_WHAT THE EXERCISE ASKS_
Please return nothing but the lines between the line holding "Recreate this image" and the line holding "(gen\g) at (14,\gy)", both ends included, without the pictures.

_DATA_
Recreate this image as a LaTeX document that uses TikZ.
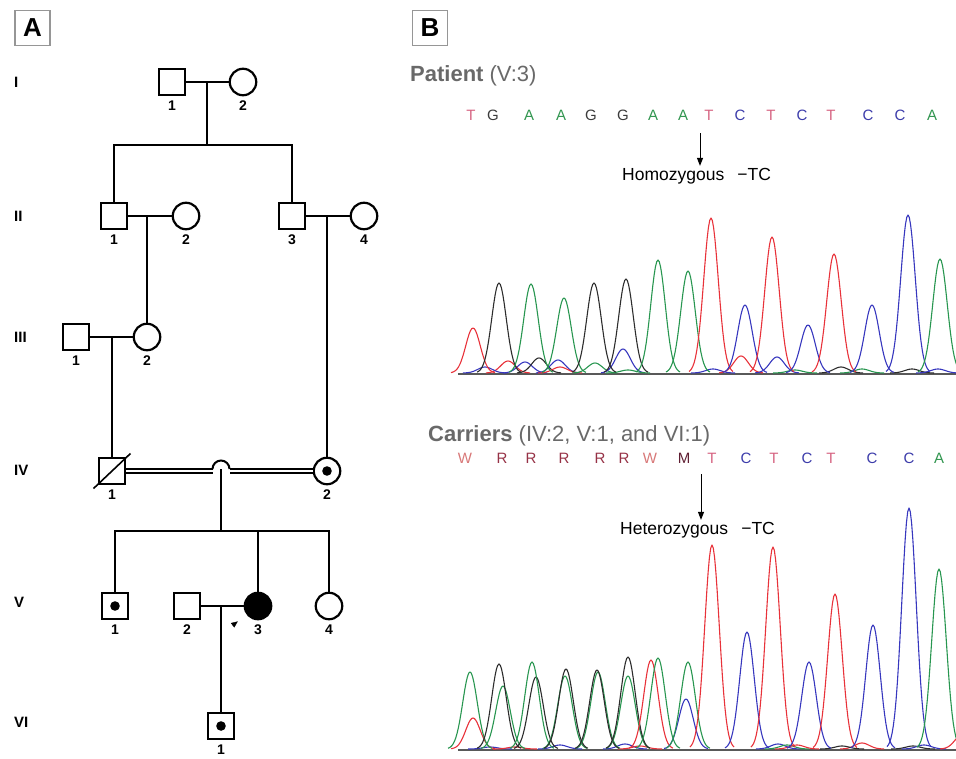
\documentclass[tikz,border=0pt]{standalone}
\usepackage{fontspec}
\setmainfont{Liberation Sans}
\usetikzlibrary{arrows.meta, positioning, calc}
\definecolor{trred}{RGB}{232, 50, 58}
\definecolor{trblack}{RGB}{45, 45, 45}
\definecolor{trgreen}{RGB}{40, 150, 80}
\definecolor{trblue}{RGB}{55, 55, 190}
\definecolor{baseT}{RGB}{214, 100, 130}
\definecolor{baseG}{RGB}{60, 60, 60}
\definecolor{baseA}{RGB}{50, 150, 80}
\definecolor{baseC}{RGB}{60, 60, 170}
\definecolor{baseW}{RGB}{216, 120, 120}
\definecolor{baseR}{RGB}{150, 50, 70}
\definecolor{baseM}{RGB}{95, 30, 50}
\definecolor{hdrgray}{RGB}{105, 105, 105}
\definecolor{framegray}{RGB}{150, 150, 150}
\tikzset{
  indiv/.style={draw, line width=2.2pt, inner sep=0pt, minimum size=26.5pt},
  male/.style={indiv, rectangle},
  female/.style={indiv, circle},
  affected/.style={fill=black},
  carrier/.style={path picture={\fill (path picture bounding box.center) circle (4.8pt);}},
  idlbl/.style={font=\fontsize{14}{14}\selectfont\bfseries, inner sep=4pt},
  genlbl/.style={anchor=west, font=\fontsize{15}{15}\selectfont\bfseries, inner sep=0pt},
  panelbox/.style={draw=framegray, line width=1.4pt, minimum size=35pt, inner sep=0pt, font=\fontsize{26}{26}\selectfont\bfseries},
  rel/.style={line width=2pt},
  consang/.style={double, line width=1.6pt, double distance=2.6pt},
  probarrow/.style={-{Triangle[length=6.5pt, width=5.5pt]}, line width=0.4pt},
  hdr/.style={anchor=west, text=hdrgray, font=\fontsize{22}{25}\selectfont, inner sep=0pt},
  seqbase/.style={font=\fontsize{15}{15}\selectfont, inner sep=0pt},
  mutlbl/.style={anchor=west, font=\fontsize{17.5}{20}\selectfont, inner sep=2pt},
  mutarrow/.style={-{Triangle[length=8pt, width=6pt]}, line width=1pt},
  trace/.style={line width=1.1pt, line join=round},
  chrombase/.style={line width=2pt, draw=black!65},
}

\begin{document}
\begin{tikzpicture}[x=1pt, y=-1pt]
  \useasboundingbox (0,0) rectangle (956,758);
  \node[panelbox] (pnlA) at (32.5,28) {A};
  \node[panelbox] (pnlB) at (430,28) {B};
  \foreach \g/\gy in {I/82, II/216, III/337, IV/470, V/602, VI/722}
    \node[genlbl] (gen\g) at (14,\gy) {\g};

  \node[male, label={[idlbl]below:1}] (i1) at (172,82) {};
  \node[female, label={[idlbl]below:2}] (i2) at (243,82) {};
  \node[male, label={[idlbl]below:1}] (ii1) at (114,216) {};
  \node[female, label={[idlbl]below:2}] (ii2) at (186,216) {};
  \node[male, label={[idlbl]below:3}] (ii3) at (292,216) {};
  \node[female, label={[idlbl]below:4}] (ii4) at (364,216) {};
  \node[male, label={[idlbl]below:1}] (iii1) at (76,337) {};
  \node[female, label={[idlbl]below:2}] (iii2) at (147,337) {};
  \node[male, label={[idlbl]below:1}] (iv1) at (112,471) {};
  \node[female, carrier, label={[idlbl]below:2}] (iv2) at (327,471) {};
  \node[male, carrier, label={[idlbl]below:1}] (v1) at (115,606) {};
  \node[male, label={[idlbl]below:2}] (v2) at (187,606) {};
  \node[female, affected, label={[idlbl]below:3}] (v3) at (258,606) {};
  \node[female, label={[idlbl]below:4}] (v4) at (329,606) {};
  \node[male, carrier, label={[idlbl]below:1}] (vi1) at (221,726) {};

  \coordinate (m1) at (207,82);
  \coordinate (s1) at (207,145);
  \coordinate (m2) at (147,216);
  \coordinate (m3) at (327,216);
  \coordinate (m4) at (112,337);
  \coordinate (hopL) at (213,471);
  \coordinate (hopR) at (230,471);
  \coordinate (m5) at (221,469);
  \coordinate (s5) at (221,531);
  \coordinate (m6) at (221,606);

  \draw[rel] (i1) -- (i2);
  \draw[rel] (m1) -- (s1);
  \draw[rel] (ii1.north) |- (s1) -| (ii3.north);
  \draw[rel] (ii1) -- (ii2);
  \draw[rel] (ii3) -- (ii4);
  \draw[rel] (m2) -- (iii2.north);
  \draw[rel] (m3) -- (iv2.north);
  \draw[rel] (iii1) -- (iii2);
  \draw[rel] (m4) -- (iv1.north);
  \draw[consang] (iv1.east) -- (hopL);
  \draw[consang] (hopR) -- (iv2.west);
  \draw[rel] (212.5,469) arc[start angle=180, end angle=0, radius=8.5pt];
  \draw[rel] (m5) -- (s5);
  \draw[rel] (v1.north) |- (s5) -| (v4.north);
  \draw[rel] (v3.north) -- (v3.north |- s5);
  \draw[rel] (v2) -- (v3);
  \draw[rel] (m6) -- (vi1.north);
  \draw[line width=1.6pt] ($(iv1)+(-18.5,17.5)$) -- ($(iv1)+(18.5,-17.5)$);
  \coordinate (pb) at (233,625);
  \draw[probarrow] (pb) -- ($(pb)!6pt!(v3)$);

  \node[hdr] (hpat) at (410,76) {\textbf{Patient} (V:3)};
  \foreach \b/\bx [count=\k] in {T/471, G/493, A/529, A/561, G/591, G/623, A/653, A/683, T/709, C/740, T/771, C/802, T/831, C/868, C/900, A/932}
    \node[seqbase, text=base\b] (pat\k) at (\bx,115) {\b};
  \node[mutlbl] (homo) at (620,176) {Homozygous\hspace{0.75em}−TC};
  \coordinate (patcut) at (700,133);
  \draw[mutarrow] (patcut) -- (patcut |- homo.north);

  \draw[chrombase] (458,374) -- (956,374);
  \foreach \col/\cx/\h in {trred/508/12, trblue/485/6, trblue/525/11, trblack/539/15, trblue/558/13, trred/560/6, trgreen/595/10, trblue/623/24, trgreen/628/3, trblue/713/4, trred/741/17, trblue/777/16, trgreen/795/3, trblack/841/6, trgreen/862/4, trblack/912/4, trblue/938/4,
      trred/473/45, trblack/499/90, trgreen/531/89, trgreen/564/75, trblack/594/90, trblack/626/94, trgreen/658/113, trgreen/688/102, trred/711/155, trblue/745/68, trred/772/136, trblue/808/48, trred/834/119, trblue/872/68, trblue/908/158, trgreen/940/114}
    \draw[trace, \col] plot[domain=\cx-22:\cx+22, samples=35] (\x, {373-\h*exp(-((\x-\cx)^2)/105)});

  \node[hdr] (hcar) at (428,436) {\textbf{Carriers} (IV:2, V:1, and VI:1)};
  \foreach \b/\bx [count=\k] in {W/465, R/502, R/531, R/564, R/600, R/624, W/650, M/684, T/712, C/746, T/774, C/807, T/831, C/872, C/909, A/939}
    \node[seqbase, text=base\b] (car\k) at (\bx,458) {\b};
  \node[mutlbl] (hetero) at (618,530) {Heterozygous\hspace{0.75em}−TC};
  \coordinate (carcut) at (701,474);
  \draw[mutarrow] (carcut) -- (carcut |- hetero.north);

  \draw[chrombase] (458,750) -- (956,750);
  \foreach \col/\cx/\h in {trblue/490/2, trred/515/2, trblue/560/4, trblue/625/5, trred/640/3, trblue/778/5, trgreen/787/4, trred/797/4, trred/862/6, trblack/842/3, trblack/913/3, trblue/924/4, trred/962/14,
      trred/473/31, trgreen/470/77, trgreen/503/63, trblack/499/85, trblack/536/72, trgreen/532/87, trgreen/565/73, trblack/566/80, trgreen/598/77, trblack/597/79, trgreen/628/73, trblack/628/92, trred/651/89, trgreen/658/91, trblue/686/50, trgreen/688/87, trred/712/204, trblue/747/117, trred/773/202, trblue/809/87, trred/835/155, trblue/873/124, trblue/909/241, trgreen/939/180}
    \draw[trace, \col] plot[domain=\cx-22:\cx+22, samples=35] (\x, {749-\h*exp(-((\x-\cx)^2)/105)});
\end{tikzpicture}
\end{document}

==

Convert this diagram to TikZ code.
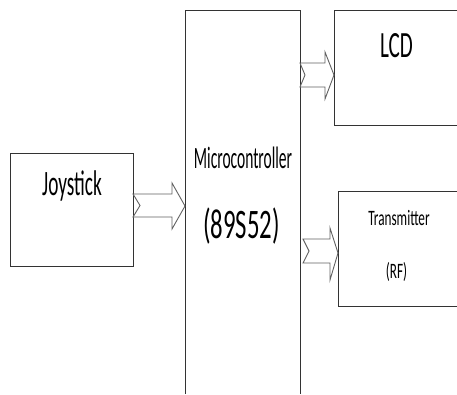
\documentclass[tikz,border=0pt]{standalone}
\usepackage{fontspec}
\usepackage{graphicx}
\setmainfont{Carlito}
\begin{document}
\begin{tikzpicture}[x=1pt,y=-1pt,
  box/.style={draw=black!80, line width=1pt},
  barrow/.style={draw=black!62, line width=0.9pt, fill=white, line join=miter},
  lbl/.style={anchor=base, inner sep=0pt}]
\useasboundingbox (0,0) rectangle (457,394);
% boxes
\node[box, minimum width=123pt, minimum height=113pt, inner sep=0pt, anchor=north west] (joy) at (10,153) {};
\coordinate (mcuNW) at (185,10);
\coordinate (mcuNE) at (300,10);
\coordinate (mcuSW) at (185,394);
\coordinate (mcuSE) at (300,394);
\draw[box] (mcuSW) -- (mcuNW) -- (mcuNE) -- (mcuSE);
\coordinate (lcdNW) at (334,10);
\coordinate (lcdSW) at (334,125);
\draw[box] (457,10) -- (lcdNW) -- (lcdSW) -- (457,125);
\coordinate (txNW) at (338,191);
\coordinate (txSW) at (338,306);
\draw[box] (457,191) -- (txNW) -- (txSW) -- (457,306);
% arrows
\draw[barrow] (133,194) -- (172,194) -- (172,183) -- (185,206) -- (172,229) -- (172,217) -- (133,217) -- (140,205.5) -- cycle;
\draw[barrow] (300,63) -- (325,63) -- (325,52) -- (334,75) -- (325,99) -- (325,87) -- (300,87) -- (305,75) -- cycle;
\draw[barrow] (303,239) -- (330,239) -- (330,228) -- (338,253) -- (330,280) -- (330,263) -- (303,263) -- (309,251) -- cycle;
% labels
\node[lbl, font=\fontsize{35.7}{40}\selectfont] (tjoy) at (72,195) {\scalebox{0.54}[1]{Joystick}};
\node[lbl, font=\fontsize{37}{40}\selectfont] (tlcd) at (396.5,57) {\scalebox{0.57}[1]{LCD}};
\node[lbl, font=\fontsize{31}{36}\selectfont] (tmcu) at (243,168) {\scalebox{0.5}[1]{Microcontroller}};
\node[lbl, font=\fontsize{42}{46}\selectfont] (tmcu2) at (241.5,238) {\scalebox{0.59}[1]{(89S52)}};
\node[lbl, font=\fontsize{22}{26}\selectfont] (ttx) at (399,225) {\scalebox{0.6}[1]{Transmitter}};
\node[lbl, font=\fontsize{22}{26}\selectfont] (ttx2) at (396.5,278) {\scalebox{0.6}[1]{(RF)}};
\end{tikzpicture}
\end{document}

_EXPECTED ANSWER_
Recreate this image as a LaTeX document that uses TikZ.
\documentclass[tikz,border=0pt]{standalone}
\usepackage{fontspec}
\setmainfont{Liberation Sans}
\usetikzlibrary{arrows.meta, positioning, calc}
\definecolor{trred}{RGB}{232, 50, 58}
\definecolor{trblack}{RGB}{45, 45, 45}
\definecolor{trgreen}{RGB}{40, 150, 80}
\definecolor{trblue}{RGB}{55, 55, 190}
\definecolor{baseT}{RGB}{214, 100, 130}
\definecolor{baseG}{RGB}{60, 60, 60}
\definecolor{baseA}{RGB}{50, 150, 80}
\definecolor{baseC}{RGB}{60, 60, 170}
\definecolor{baseW}{RGB}{216, 120, 120}
\definecolor{baseR}{RGB}{150, 50, 70}
\definecolor{baseM}{RGB}{95, 30, 50}
\definecolor{hdrgray}{RGB}{105, 105, 105}
\definecolor{framegray}{RGB}{150, 150, 150}
\tikzset{
  indiv/.style={draw, line width=2.2pt, inner sep=0pt, minimum size=26.5pt},
  male/.style={indiv, rectangle},
  female/.style={indiv, circle},
  affected/.style={fill=black},
  carrier/.style={path picture={\fill (path picture bounding box.center) circle (4.8pt);}},
  idlbl/.style={font=\fontsize{14}{14}\selectfont\bfseries, inner sep=4pt},
  genlbl/.style={anchor=west, font=\fontsize{15}{15}\selectfont\bfseries, inner sep=0pt},
  panelbox/.style={draw=framegray, line width=1.4pt, minimum size=35pt, inner sep=0pt, font=\fontsize{26}{26}\selectfont\bfseries},
  rel/.style={line width=2pt},
  consang/.style={double, line width=1.6pt, double distance=2.6pt},
  probarrow/.style={-{Triangle[length=6.5pt, width=5.5pt]}, line width=0.4pt},
  hdr/.style={anchor=west, text=hdrgray, font=\fontsize{22}{25}\selectfont, inner sep=0pt},
  seqbase/.style={font=\fontsize{15}{15}\selectfont, inner sep=0pt},
  mutlbl/.style={anchor=west, font=\fontsize{17.5}{20}\selectfont, inner sep=2pt},
  mutarrow/.style={-{Triangle[length=8pt, width=6pt]}, line width=1pt},
  trace/.style={line width=1.1pt, line join=round},
  chrombase/.style={line width=2pt, draw=black!65},
}

\begin{document}
\begin{tikzpicture}[x=1pt, y=-1pt]
  \useasboundingbox (0,0) rectangle (956,758);
  \node[panelbox] (pnlA) at (32.5,28) {A};
  \node[panelbox] (pnlB) at (430,28) {B};
  \foreach \g/\gy in {I/82, II/216, III/337, IV/470, V/602, VI/722}
    \node[genlbl] (gen\g) at (14,\gy) {\g};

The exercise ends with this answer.